<<<<

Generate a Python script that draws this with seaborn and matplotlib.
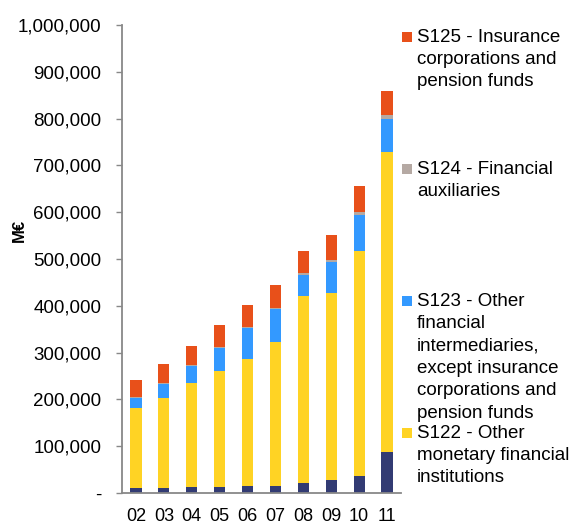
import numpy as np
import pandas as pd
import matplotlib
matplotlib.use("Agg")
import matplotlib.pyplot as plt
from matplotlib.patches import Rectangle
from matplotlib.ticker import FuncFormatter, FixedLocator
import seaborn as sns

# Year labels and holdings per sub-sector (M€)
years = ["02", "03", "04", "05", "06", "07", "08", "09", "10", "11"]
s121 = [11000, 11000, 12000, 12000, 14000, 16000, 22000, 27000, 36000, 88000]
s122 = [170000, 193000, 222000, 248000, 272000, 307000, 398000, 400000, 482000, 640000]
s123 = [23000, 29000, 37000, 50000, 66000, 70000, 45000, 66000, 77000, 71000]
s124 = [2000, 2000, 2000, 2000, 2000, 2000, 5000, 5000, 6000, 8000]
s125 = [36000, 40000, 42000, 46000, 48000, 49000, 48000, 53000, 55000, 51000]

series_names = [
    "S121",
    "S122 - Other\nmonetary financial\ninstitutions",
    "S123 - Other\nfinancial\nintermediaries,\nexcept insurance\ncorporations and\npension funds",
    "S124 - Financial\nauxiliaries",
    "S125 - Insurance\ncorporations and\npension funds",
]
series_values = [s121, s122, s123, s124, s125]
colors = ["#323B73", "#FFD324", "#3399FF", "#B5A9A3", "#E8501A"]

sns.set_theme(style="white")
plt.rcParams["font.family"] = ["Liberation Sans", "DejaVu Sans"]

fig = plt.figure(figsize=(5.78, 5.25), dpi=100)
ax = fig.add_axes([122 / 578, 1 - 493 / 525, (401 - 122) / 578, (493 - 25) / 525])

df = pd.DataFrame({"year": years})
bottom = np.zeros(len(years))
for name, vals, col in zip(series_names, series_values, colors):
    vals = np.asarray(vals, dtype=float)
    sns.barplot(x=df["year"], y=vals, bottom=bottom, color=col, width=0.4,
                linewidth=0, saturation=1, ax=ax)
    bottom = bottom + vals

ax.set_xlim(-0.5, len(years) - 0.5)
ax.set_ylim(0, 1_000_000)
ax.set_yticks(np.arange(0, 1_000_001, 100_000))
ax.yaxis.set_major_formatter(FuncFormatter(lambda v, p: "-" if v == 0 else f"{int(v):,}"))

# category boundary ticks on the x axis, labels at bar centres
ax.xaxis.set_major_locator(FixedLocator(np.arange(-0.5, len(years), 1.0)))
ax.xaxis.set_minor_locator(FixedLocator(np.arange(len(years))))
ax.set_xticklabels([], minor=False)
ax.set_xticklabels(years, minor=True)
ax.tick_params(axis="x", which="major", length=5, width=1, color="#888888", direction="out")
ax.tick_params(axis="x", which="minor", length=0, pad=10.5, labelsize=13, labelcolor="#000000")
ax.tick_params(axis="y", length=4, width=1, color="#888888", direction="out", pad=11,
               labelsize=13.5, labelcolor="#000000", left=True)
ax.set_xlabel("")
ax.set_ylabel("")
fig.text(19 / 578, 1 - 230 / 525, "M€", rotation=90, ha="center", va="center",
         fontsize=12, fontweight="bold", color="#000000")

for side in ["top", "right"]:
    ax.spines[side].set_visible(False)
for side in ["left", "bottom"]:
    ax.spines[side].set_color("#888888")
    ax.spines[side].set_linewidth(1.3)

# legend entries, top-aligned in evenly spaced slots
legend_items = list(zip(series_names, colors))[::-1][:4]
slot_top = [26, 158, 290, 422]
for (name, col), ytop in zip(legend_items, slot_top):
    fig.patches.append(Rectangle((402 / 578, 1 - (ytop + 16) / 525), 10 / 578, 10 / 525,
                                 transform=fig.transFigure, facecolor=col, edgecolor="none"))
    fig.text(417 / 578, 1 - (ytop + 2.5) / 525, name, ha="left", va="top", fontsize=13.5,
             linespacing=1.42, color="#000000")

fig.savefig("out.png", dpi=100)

>>>>

INSTRUCTIONS TO FOLLOW:
Copy every line of the data word for word, omitting the images.

TASK OUTPUT:
Generate a Python script that draws this with seaborn and matplotlib.
import numpy as np
import pandas as pd
import matplotlib
matplotlib.use("Agg")
import matplotlib.pyplot as plt
from matplotlib.patches import Rectangle
from matplotlib.ticker import FuncFormatter, FixedLocator
import seaborn as sns

# Year labels and holdings per sub-sector (M€)
years = ["02", "03", "04", "05", "06", "07", "08", "09", "10", "11"]
s121 = [11000, 11000, 12000, 12000, 14000, 16000, 22000, 27000, 36000, 88000]
s122 = [170000, 193000, 222000, 248000, 272000, 307000, 398000, 400000, 482000, 640000]
s123 = [23000, 29000, 37000, 50000, 66000, 70000, 45000, 66000, 77000, 71000]
s124 = [2000, 2000, 2000, 2000, 2000, 2000, 5000, 5000, 6000, 8000]
s125 = [36000, 40000, 42000, 46000, 48000, 49000, 48000, 53000, 55000, 51000]

series_names = [
    "S121",
    "S122 - Other\nmonetary financial\ninstitutions",
    "S123 - Other\nfinancial\nintermediaries,\nexcept insurance\ncorporations and\npension funds",
    "S124 - Financial\nauxiliaries",
    "S125 - Insurance\ncorporations and\npension funds",
]
series_values = [s121, s122, s123, s124, s125]
colors = ["#323B73", "#FFD324", "#3399FF", "#B5A9A3", "#E8501A"]

sns.set_theme(style="white")
plt.rcParams["font.family"] = ["Liberation Sans", "DejaVu Sans"]

fig = plt.figure(figsize=(5.78, 5.25), dpi=100)
ax = fig.add_axes([122 / 578, 1 - 493 / 525, (401 - 122) / 578, (493 - 25) / 525])

df = pd.DataFrame({"year": years})
bottom = np.zeros(len(years))
for name, vals, col in zip(series_names, series_values, colors):
    vals = np.asarray(vals, dtype=float)
    sns.barplot(x=df["year"], y=vals, bottom=bottom, color=col, width=0.4,
                linewidth=0, saturation=1, ax=ax)
    bottom = bottom + vals

ax.set_xlim(-0.5, len(years) - 0.5)
ax.set_ylim(0, 1_000_000)
ax.set_yticks(np.arange(0, 1_000_001, 100_000))
ax.yaxis.set_major_formatter(FuncFormatter(lambda v, p: "-" if v == 0 else f"{int(v):,}"))

# category boundary ticks on the x axis, labels at bar centres
ax.xaxis.set_major_locator(FixedLocator(np.arange(-0.5, len(years), 1.0)))
ax.xaxis.set_minor_locator(FixedLocator(np.arange(len(years))))
ax.set_xticklabels([], minor=False)
ax.set_xticklabels(years, minor=True)
ax.tick_params(axis="x", which="major", length=5, width=1, color="#888888", direction="out")
ax.tick_params(axis="x", which="minor", length=0, pad=10.5, labelsize=13, labelcolor="#000000")
ax.tick_params(axis="y", length=4, width=1, color="#888888", direction="out", pad=11,
               labelsize=13.5, labelcolor="#000000", left=True)
ax.set_xlabel("")
ax.set_ylabel("")
fig.text(19 / 578, 1 - 230 / 525, "M€", rotation=90, ha="center", va="center",
         fontsize=12, fontweight="bold", color="#000000")

for side in ["top", "right"]:
    ax.spines[side].set_visible(False)
for side in ["left", "bottom"]:
    ax.spines[side].set_color("#888888")
    ax.spines[side].set_linewidth(1.3)

# legend entries, top-aligned in evenly spaced slots
legend_items = list(zip(series_names, colors))[::-1][:4]
slot_top = [26, 158, 290, 422]
for (name, col), ytop in zip(legend_items, slot_top):
    fig.patches.append(Rectangle((402 / 578, 1 - (ytop + 16) / 525), 10 / 578, 10 / 525,
                                 transform=fig.transFigure, facecolor=col, edgecolor="none"))
    fig.text(417 / 578, 1 - (ytop + 2.5) / 525, name, ha="left", va="top", fontsize=13.5,
             linespacing=1.42, color="#000000")

fig.savefig("out.png", dpi=100)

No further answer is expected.